Libano: Mohammed Saleh e le accuse di Hezbollah di essere agente del MOSSAD. Il pagamento di 43 mila dollari come primo acconto per consegnare materiale compromettente

Di Giuseppe Gagliano*

BEIRUT.  Certe storie, più che da prima pagina, sembrano uscite da un romanzo di John Le Carré. Beirut, città dove la musica può diventare un atto politico, è di nuovo teatro di una vicenda che mescola microspie, dossier, fratellanze spezzate e sospetti velenosi. Il protagonista è un cantante popolare,

Il cantante libanese Mohammed Saleh

 

Mohammed Saleh, volto conosciuto in Libano anche per la componente religiosa delle sue composizioni. Ma oggi non si parla della sua voce, bensì del suo presunto doppio gioco.

Da artista devoto a presunto traditore. Da patriota a informatore del Mossad. O almeno così lo accusano le autorità sciite e i vertici di Hezbollah.

La storia, rivelata da fonti vicine agli ambienti della sicurezza libanese, racconta di un fratello che denuncia il proprio fratello.

Un accusatore, anch’egli uomo vicino agli ambienti di potere, che consegna alla polizia documenti e testimonianze. La trama si infittisce con i dettagli di un presunto “bonus”: 43 mila dollari come primo acconto per consegnare materiale compromettente, intercettazioni, numeri di telefono, spostamenti di quadri di Hezbollah.

Milizie di Hezbollah

E poi, dicono, la promessa di un secondo pagamento da parte dell’intelligence israeliana per completare il lavoro.

Ma davvero un cantante – seppur conosciuto, ma certo non un militare – può aver avuto accesso a dossier così delicati, a segreti riservati a un’élite ristretta del Partito di Dio?

O siamo di fronte a una delle tante vendette trasversali che attraversano il Libano profondo, dove ogni debito, ogni rancore, ogni rivalsa può trasformarsi in una faida di sangue e spionaggio?

Il sospetto si annida proprio lì: nella dissonanza tra la figura pubblica del cantante e l’entità delle accuse.

Si parla di contatti telefonici con numeri collegati all’apparato di sicurezza israeliano.

Di messaggi intercettati. Di una trappola ordita con astuzia, nella quale l’uomo si sarebbe infilato per necessità, forse per denaro, forse per paura.

Eppure, in una regione dove tutto è sorvegliato, il fatto che abbia lasciato tracce tanto evidenti – chiamate, movimenti, pagamenti – lascia più interrogativi che certezze.

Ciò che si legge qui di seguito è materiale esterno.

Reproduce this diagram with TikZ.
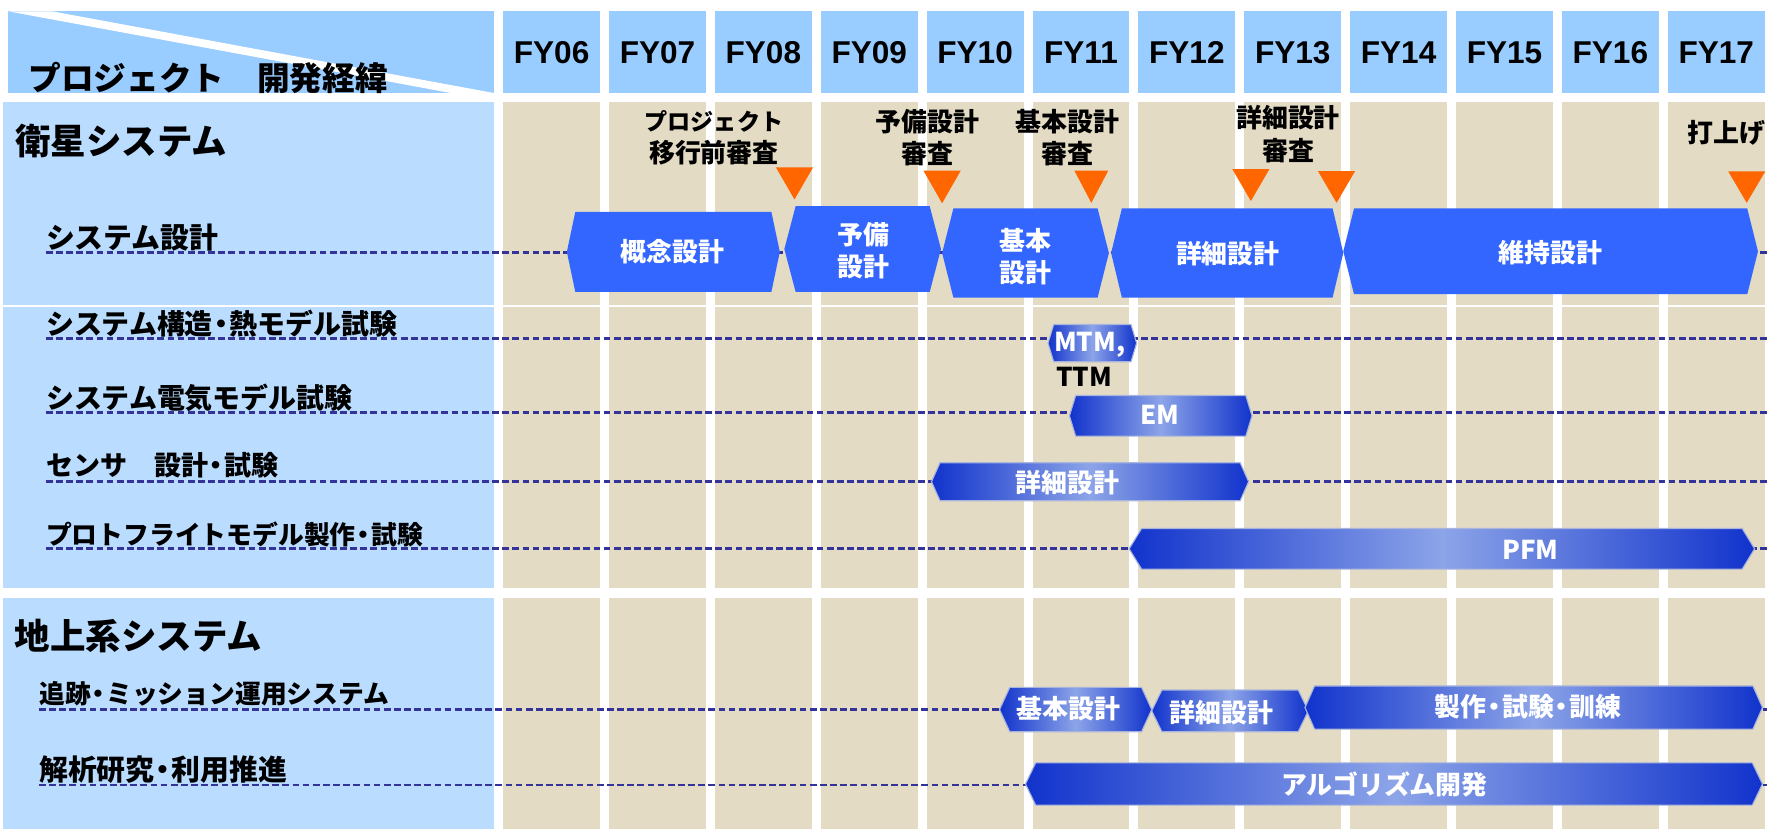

Sul banco degli accusati, dunque, siede un uomo solo. Un artista diventato pedina, forse sacrificabile, in un gioco che lo supera.

Ma chi sono i veri registi di questo teatro dell’assurdo? Chi ha mosso i fili dell’inchiesta? E a chi giova il linciaggio pubblico di un personaggio noto, carismatico, ma non certo al vertice dell’apparato militare di Hezbollah?

L’affaire Saleh rischia di diventare il paradigma di un Libano dove le linee rosse sono ovunque e dove tradire, mentire, accusare, può essere l’unico modo per sopravvivere.

Anche quando il prezzo è la propria libertà, la propria reputazione, il proprio sangue. In questa guerra di tutti contro tutti, dove Israele spia, Hezbollah controlla, e le famiglie si fanno giustizia da sole, la verità è solo un’opinione. E chi canta per il pubblico, oggi, rischia di essere messo a tacere da chi canta per i servizi.